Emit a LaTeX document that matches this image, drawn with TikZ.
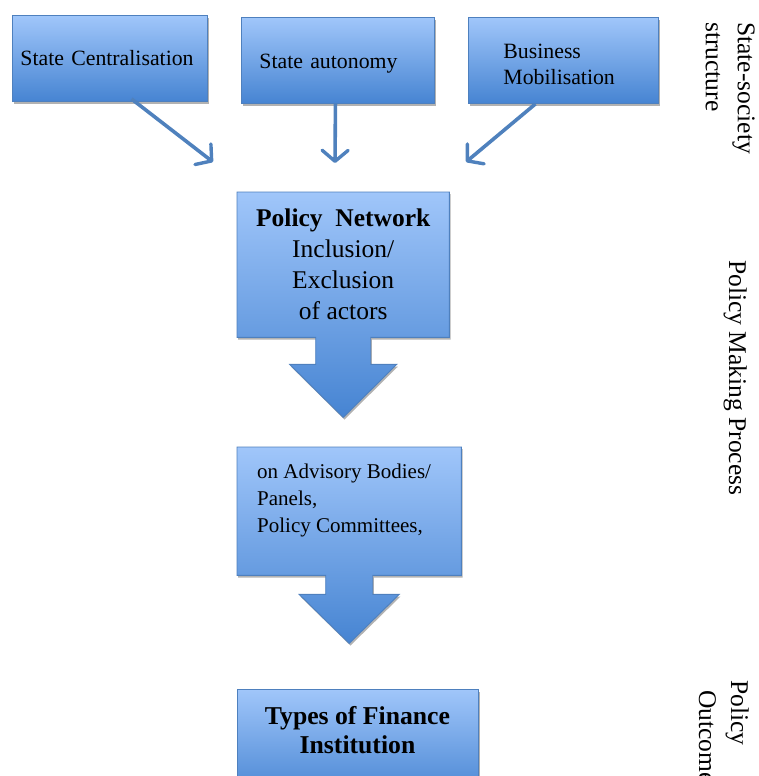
\documentclass[tikz,border=0pt]{standalone}
\usepackage{fontspec}
\setmainfont{Liberation Serif}
\usetikzlibrary{arrows.meta,shadows,calc,backgrounds}
\definecolor{boxtop}{RGB}{160,198,250}
\definecolor{boxbot}{RGB}{70,132,210}
\definecolor{boxedge}{RGB}{78,128,190}
\definecolor{arrowblue}{RGB}{79,129,189}
\tikzset{
  softshadow/.style={drop shadow={shadow xshift=1.2pt, shadow yshift=-2.2pt, opacity=0.3, fill=black}},
  bluebox/.style={draw=boxedge, line width=0.9pt, top color=boxtop, bottom color=boxbot, softshadow, inner sep=0pt, anchor=north west},
  callout/.style={draw=boxedge, line width=0.9pt, top color=boxtop, bottom color=boxbot, softshadow},
  linkarrow/.style={draw=arrowblue, line width=3.6pt, -{Straight Barb[length=11pt,width=26pt,line width=3.4pt,round]}},
  sidelabel/.style={rotate=-90, anchor=north west, align=left, inner sep=0pt, font=\fontsize{25.5}{32}\selectfont},
}
\begin{document}
\begin{tikzpicture}[x=1pt,y=-1pt]
\useasboundingbox (0,0) rectangle (758,776);
\clip (0,0) rectangle (758,776);

% top boxes
\node[bluebox, minimum width=195pt, minimum height=86pt, text width=179pt, inner xsep=8pt, align=left, font=\fontsize{21.8}{26}\selectfont] (sc) at (12,15) {State Centralisation};
\node[bluebox, minimum width=193pt, minimum height=86pt, text width=157pt, inner xsep=18pt, align=left, font=\fontsize{21.8}{26}\selectfont] (sa) at (241,17) {\rule{0pt}{20.8pt}State autonomy};
\node[bluebox, minimum width=190pt, minimum height=86pt, text width=120pt, inner xsep=35pt, align=left, font=\fontsize{21.8}{26}\selectfont] (bm) at (468,17) {\rule{0pt}{22.8pt}Business\\Mobilisation};

% arrow end points
\coordinate (e1) at (213,162);
\coordinate (e2) at (335,163);
\coordinate (e3) at (466,162);
\draw[linkarrow] ($(sc.south)+(21.5,-3)$) -- (e1);
\draw[linkarrow] ($(sa.south)+(-2.5,0)$) -- (e2);
\draw[linkarrow] ($(bm.south)+(-28,0)$) -- (e3);

% policy network callout
\node[anchor=north west, minimum width=212pt, minimum height=145pt, inner sep=0pt, align=center, font=\fontsize{25.5}{31}\selectfont] (pn) at (237,192) {\textbf{Policy~ Network}\\Inclusion/\\Exclusion\\of actors};
% advisory bodies callout
\node[anchor=north west, minimum width=224pt, minimum height=128pt, inner sep=0pt] (ab) at (237,447) {};
\node[anchor=north west, inner sep=0pt, align=left, font=\fontsize{21}{27}\selectfont] (abt) at (257,464) {on Advisory Bodies/\\Panels,\\Policy Committees,};

\begin{pgfonlayer}{background}
\path[callout] (pn.north west) -- (pn.north east) -- (pn.south east) -- ($(pn.south)+(27.5,0)$) -- ++(0,27) -- ++(26,0) -- ($(pn.south)+(0,80)$) -- ($(pn.south)+(-53.5,27)$) -- ++(26,0) -- ($(pn.south)+(-27.5,0)$) -- (pn.south west) -- cycle;
\path[callout] (ab.north west) -- (ab.north east) -- (ab.south east) -- ($(ab.south)+(23.5,0)$) -- ++(0,19) -- ++(26.5,0) -- ($(ab.south)+(0,68)$) -- ($(ab.south)+(-50,19)$) -- ++(26.5,0) -- ($(ab.south)+(-23.5,0)$) -- (ab.south west) -- cycle;
\end{pgfonlayer}

% outcome box
\node[bluebox, minimum width=241pt, minimum height=110pt] (fi) at (237,689) {};
\node[align=center, inner sep=0pt, font=\bfseries\fontsize{25.7}{29}\selectfont] (fit) at (357.5,730.5) {Types of Finance\\Institution};

% side labels
\node[sidelabel] (l1) at (755,22) {State-society\\structure};
\node[sidelabel] (l2) at (747,260) {Policy Making Process};
\node[sidelabel] (l3) at (749,680) {Policy\\\hspace{10pt}Outcome};
\end{tikzpicture}
\end{document}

What to produce:
Reproduce the material above in full, exactly, with no images.

Result of this task:
Emit a LaTeX document that matches this image, drawn with TikZ.
\documentclass[tikz,border=0pt]{standalone}
\usepackage{fontspec}
\setmainfont{Liberation Serif}
\usetikzlibrary{arrows.meta,shadows,calc,backgrounds}
\definecolor{boxtop}{RGB}{160,198,250}
\definecolor{boxbot}{RGB}{70,132,210}
\definecolor{boxedge}{RGB}{78,128,190}
\definecolor{arrowblue}{RGB}{79,129,189}
\tikzset{
  softshadow/.style={drop shadow={shadow xshift=1.2pt, shadow yshift=-2.2pt, opacity=0.3, fill=black}},
  bluebox/.style={draw=boxedge, line width=0.9pt, top color=boxtop, bottom color=boxbot, softshadow, inner sep=0pt, anchor=north west},
  callout/.style={draw=boxedge, line width=0.9pt, top color=boxtop, bottom color=boxbot, softshadow},
  linkarrow/.style={draw=arrowblue, line width=3.6pt, -{Straight Barb[length=11pt,width=26pt,line width=3.4pt,round]}},
  sidelabel/.style={rotate=-90, anchor=north west, align=left, inner sep=0pt, font=\fontsize{25.5}{32}\selectfont},
}
\begin{document}
\begin{tikzpicture}[x=1pt,y=-1pt]
\useasboundingbox (0,0) rectangle (758,776);
\clip (0,0) rectangle (758,776);

% top boxes
\node[bluebox, minimum width=195pt, minimum height=86pt, text width=179pt, inner xsep=8pt, align=left, font=\fontsize{21.8}{26}\selectfont] (sc) at (12,15) {State Centralisation};
\node[bluebox, minimum width=193pt, minimum height=86pt, text width=157pt, inner xsep=18pt, align=left, font=\fontsize{21.8}{26}\selectfont] (sa) at (241,17) {\rule{0pt}{20.8pt}State autonomy};
\node[bluebox, minimum width=190pt, minimum height=86pt, text width=120pt, inner xsep=35pt, align=left, font=\fontsize{21.8}{26}\selectfont] (bm) at (468,17) {\rule{0pt}{22.8pt}Business\\Mobilisation};

% arrow end points
\coordinate (e1) at (213,162);
\coordinate (e2) at (335,163);
\coordinate (e3) at (466,162);
\draw[linkarrow] ($(sc.south)+(21.5,-3)$) -- (e1);
\draw[linkarrow] ($(sa.south)+(-2.5,0)$) -- (e2);
\draw[linkarrow] ($(bm.south)+(-28,0)$) -- (e3);

% policy network callout
\node[anchor=north west, minimum width=212pt, minimum height=145pt, inner sep=0pt, align=center, font=\fontsize{25.5}{31}\selectfont] (pn) at (237,192) {\textbf{Policy~ Network}\\Inclusion/\\Exclusion\\of actors};
% advisory bodies callout
\node[anchor=north west, minimum width=224pt, minimum height=128pt, inner sep=0pt] (ab) at (237,447) {};
\node[anchor=north west, inner sep=0pt, align=left, font=\fontsize{21}{27}\selectfont] (abt) at (257,464) {on Advisory Bodies/\\Panels,\\Policy Committees,};

\begin{pgfonlayer}{background}
\path[callout] (pn.north west) -- (pn.north east) -- (pn.south east) -- ($(pn.south)+(27.5,0)$) -- ++(0,27) -- ++(26,0) -- ($(pn.south)+(0,80)$) -- ($(pn.south)+(-53.5,27)$) -- ++(26,0) -- ($(pn.south)+(-27.5,0)$) -- (pn.south west) -- cycle;
\path[callout] (ab.north west) -- (ab.north east) -- (ab.south east) -- ($(ab.south)+(23.5,0)$) -- ++(0,19) -- ++(26.5,0) -- ($(ab.south)+(0,68)$) -- ($(ab.south)+(-50,19)$) -- ++(26.5,0) -- ($(ab.south)+(-23.5,0)$) -- (ab.south west) -- cycle;
\end{pgfonlayer}

% outcome box
\node[bluebox, minimum width=241pt, minimum height=110pt] (fi) at (237,689) {};
\node[align=center, inner sep=0pt, font=\bfseries\fontsize{25.7}{29}\selectfont] (fit) at (357.5,730.5) {Types of Finance\\Institution};

% side labels
\node[sidelabel] (l1) at (755,22) {State-society\\structure};
\node[sidelabel] (l2) at (747,260) {Policy Making Process};
\node[sidelabel] (l3) at (749,680) {Policy\\\hspace{10pt}Outcome};
\end{tikzpicture}
\end{document}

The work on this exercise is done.